We proceeded to Dundalk on our given route and arrived at Aiken Barracks. The Acting Post Commander, of Commandant rank, … was unhappy with the irregularity of the circumstances and was not prepared to take responsibility for the convoy, its content or to allow the consignment be unloaded, nor agree to provide an armed guard for it.

Having arrived to where [we were] ordered, albeit in unusual circumstances, I backed the six trucks up against each other, three abreast, and mounted our own guard. The acting Post Commander in Aiken Barracks was not happy. I, the Convoy Commander, was [also] not happy, the drivers now undertaking an overnight guard were not happy, the transport company unit who had provided the now not returning six trucks were not happy. All in all, for all involved, it was an irregular, unusual, unhappy situation and circumstance.

The gas masks were eventually emptied into a billet in the barracks and the three trucks released back to their unit. The three remaining trucks were left unloaded, the weapons and ammunition only taken off them two days later.

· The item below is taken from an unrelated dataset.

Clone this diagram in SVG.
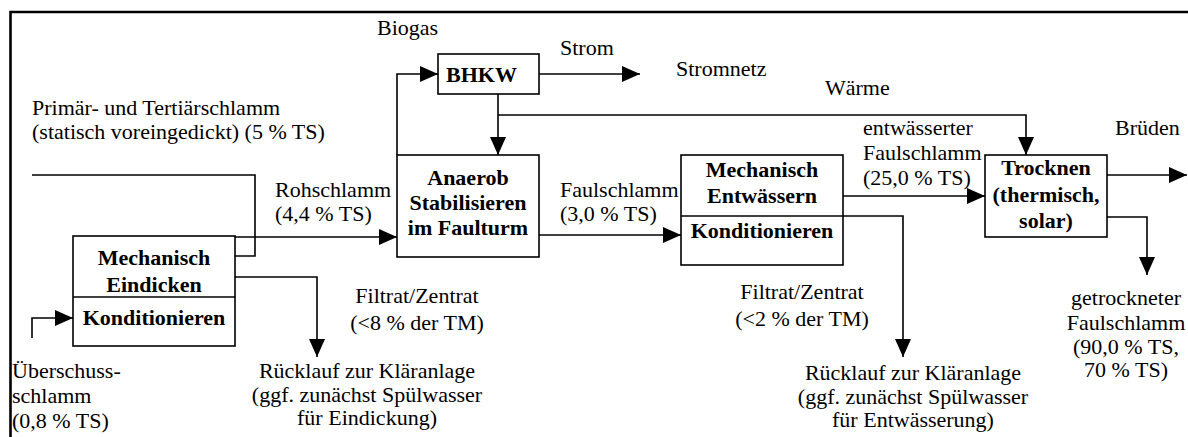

The ‘Dundalk Arms Shipment’, as it came to be called, and the likely intended release of arms and ammunition from army custody into Northern Ireland, had effectively been stalled. On hearing a report of the situation, the Taoiseach immediately insisted on the cessation of this unauthorised arrangement and the shipment of arms was cancelled. This unsanctioned effort to put Irish Defence Forces rifles and ammunition (obsolete but still deadly) into the hands of people in the North was a high level, but not governmentally authorised direction. The attempt to smuggle arms through the Defence Forces chain-of-command having failed, unbelievably a further clandestine ploy was revealed, but this too was fortuitously uncovered in the nick of time. Information was received about a surreptitious plot to bring a consignment of arms from the continent through Dublin Airport. A cloak-and-dagger episode of unparalleled gravity, it was a crisis within a crisis, the implications of which – if successfully executed, even in its very attempt – could have had a calamitous political effect. It might have completely undermined the diplomatic standing of the Irish Government and State. The ‘Arms Crisis’ was the greatest internal crisis since the Civil War in Ireland. With emotions throughout the country already running high due to the violent turn of events in the North, these were further legitimate concerns for stability in the South.